Деньги нужно иметь. Очевидно, что человек без денег – это раб. Но зачем вам столько денег, зачем вам эти виллы сумасшедшие, дорогие машины, что оно дает? Мне оно не нужно. Я просто не хотел быть среди них. Все они в основном думают только о деньгах. И это не только у нас. За рубежом то же.
ПРОГРАММА PhD ПО МАССОВЫМ КОММУНИКАЦИЯМ, ПРОТИВ КОТОРОЙ ВЫСТУПАЕТ ТОВАРИЩ ТАБАЧНИК, ФИНАНСИРУЕТСЯ АХМЕТОВЫМ
Вы член правления благотворительного фонда Рината Ахметова. Какие у Вас с ним отношения?

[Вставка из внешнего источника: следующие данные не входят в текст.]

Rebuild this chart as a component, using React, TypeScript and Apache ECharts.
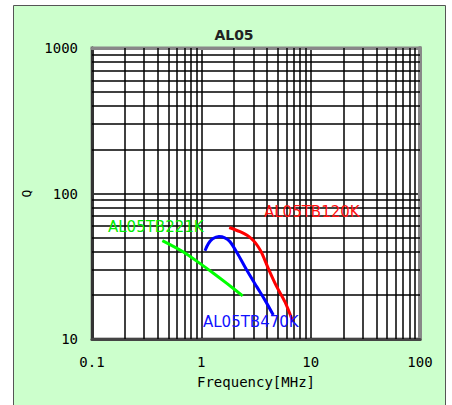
import React, { useEffect, useRef } from "react";
import * as echarts from "echarts";

const titleText = "AL05";
const xName = "Frequency[MHz]";
const yName = "Q";
const xTicks = [0.1, 1, 10, 100];
const yTicks = [10, 100, 1000];
const xMinorGrid = [0.2, 0.3, 0.4, 0.5, 0.6, 0.7, 0.8, 0.9, 2, 3, 4, 5, 6, 7, 8, 9, 20, 30, 40, 50, 60, 70, 80, 90];
const yMinorGrid = [20, 30, 40, 50, 60, 70, 80, 90, 200, 300, 400, 500, 600, 700, 800, 900];

const seriesNames = ["AL05TB221K", "AL05TB470K", "AL05TB120K"];
const greenFreq = [0.44, 0.68, 0.97, 1.29, 1.71, 2.39];
const greenQ = [47.5, 39.8, 33.1, 28.3, 24.1, 19.8];
const blueFreq = [1.08, 1.16, 1.27, 1.45, 1.64, 1.83, 2.18, 2.6, 3.21, 3.82, 4.55];
const blueQ = [40.4, 45.2, 48.8, 50.6, 49.6, 46.6, 37.8, 29.8, 22.9, 18.5, 14.6];
const redFreq = [1.8, 2.26, 2.62, 2.99, 3.3, 3.6, 4.1, 4.89, 5.82, 6.89];
const redQ = [58.4, 54.6, 51.6, 47.5, 43.2, 38.5, 30.5, 22.9, 18.0, 13.1];

const zip = (a: number[], b: number[]) => a.map((v, i) => [v, b[i]]);

export default function App() {
  const ref = useRef<HTMLDivElement>(null);
  useEffect(() => {
    if (!ref.current) return;
    const chart = echarts.init(ref.current, null, { renderer: "svg" });
    const mono = "DejaVu Sans Mono";
    const gridLine = { color: "#000", width: 1.5, type: "solid" as const };
    const hidden = {
      axisTick: { show: false },
      axisLabel: { show: false },
      splitLine: { show: false },
    };
    const option: any = {
      animation: false,
      backgroundColor: "#ffffff",
      title: {
        text: titleText,
        left: 229,
        top: 23,
        textAlign: "center",
        textStyle: { fontFamily: "DejaVu Sans", fontSize: 14, fontWeight: "bold", color: "#222" },
      },
      grid: {
        left: 92,
        right: 32,
        top: 48,
        bottom: 66,
        show: true,
        backgroundColor: "#ffffff",
        borderColor: "#888",
        borderWidth: 3,
      },
      xAxis: [
        {
          type: "log",
          logBase: 10,
          min: 0.1,
          max: 100,
          name: xName,
          nameLocation: "middle",
          nameGap: 36,
          nameTextStyle: { fontFamily: mono, fontSize: 14, color: "#000" },
          axisLine: { show: true, lineStyle: { color: "#444", width: 3 } },
          axisTick: { show: false },
          axisLabel: {
            fontFamily: mono,
            fontSize: 14,
            color: "#000",
            margin: 16,
            formatter: (v: number) => {
              const m = xTicks.find((t) => Math.abs(t - v) / t < 1e-6);
              return m !== undefined ? String(m) : "";
            },
          },
          splitLine: { show: true, lineStyle: gridLine },
        },
        {
          type: "log",
          logBase: 10,
          min: 0.1,
          max: 100,
          position: "top",
          axisLine: { show: true, lineStyle: { color: "#888", width: 3 } },
          ...hidden,
        },
      ],
      yAxis: [
        {
          type: "log",
          logBase: 10,
          min: 10,
          max: 1000,
          name: yName,
          nameLocation: "middle",
          nameRotate: 90,
          nameGap: 55,
          nameTextStyle: { fontFamily: mono, fontSize: 13, color: "#000" },
          axisLine: { show: true, lineStyle: { color: "#333", width: 3 } },
          axisTick: { show: false },
          axisLabel: {
            fontFamily: mono,
            fontSize: 14,
            color: "#000",
            margin: 14,
            formatter: (v: number) => {
              const m = yTicks.find((t) => Math.abs(t - v) / t < 1e-6);
              return m !== undefined ? String(m) : "";
            },
          },
          splitLine: { show: true, lineStyle: gridLine },
        },
        {
          type: "log",
          logBase: 10,
          min: 10,
          max: 1000,
          position: "right",
          axisLine: { show: true, lineStyle: { color: "#888", width: 4 } },
          ...hidden,
        },
      ],
      graphic: [
        {
          type: "rect",
          z: -100,
          silent: true,
          shape: { x: 13.5, y: 5.5, width: 432, height: 420 },
          style: { fill: "#CCFFCC", stroke: "#555", lineWidth: 1 },
        },
        {
          type: "text",
          z: 100,
          left: 108,
          top: 219,
          style: { text: seriesNames[0], fill: "#00EE00", font: "15px 'DejaVu Sans'" },
        },
        {
          type: "text",
          z: 100,
          left: 203,
          top: 314,
          style: { text: seriesNames[1], fill: "#1010FF", font: "15px 'DejaVu Sans'" },
        },
        {
          type: "text",
          z: 100,
          left: 264,
          top: 204,
          style: { text: seriesNames[2], fill: "#FF1010", font: "15px 'DejaVu Sans'" },
        },
      ],
      series: [
        {
          type: "line",
          name: "minorGrid",
          data: [],
          silent: true,
          z: 1,
          markLine: {
            silent: true,
            symbol: "none",
            label: { show: false },
            lineStyle: { color: "#000", width: 1.5, type: "solid" },
            data: [
              ...xMinorGrid.map((v) => ({ xAxis: v })),
              ...yMinorGrid.map((v) => ({ yAxis: v })),
            ],
          },
        },
        {
          type: "line",
          name: seriesNames[0],
          data: zip(greenFreq, greenQ),
          smooth: 0.3,
          showSymbol: false,
          z: 5,
          lineStyle: { color: "#00FF00", width: 3 },
        },
        {
          type: "line",
          name: seriesNames[1],
          data: zip(blueFreq, blueQ),
          smooth: 0.3,
          showSymbol: false,
          z: 5,
          lineStyle: { color: "#0000FF", width: 3 },
        },
        {
          type: "line",
          name: seriesNames[2],
          data: zip(redFreq, redQ),
          smooth: 0.3,
          showSymbol: false,
          z: 5,
          lineStyle: { color: "#FF0000", width: 3 },
        },
      ],
    };
    chart.setOption(option);
    return () => chart.dispose();
  }, []);
  return (
    <div
      ref={ref}
      style={{ position: "fixed", left: 0, top: 0, width: 452, height: 405 }}
    />
  );
}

У нас больших и частых отношений нет. Мы встречались несколько раз, общались. У меня позитивное отношение к этому человеку. Как когда-то говорил, кажется, Рокфеллер: не спрашивайте меня о первом миллионе, а о других я вам сам расскажу. Очевидно, время было такое..
Это очень умный человек.
Вскоре после Оранжевой революции ко мне пришли люди от Ахметова и сказали: Ринат Леонидович предлагает, чтобы вы стали членом правления фонда. Я сказал: а он осознает, какие мои политические взгляды? Конечно. А что за фонд? Называется “Развитие Украины”. Я не против развития Украины, я за. Я посмотрел, что они собираются делать, я это поддерживаю. Между прочим, я член совета нескольких фондов, в том числе и “Украина 3000”. Я должен сказать, что фонд Ахметова работает эффективнее всех, действительно делает реальные проекты: борется с туберкулезом, реставрировал на территории Софии здания.
Он мне сказал, что заинтересован в реставрации Староакадемичного корпуса академии. Сначала говорил: должен стадион сделать. Уже стадион сделан... Кстати, 19 января мы начинаем проект «Реставрация». Надеюсь, Ринат Леонидович примет в нем участие...
Ахметов как-то помогает академии?
Наша школа журналистики связана с его фондом. И программа PhD по массовым коммуникациям, против которой выступает товарищ Табачник, финансируется Ахметовым. Мы на эти программы у государства не берем денег.
Во время “антиТабачной” кампании на должность министра вместо Табачника студенты предлагали Вас. Вы бы сейчас согласились стать у руля украинского образования и при каких условиях?
Условие одна-единственное – 10 лет. Но никто мне его не обеспечит. Потому я не пойду. Я не хочу идти, чтобы потом мне было досадно, что пришел следующий министр и все, что я начал – выбросил.
У меня есть работа. Я возвращаюсь к написанию книг. У меня в ближайшие дни выходит книга, в ней собрано то, что обо мне писали, то, что я когда-то писал. Она большая – около 1000 страниц. Во всяком случае, ею будет удобно накрывать банки с молоком или забивать гвозди (смеется).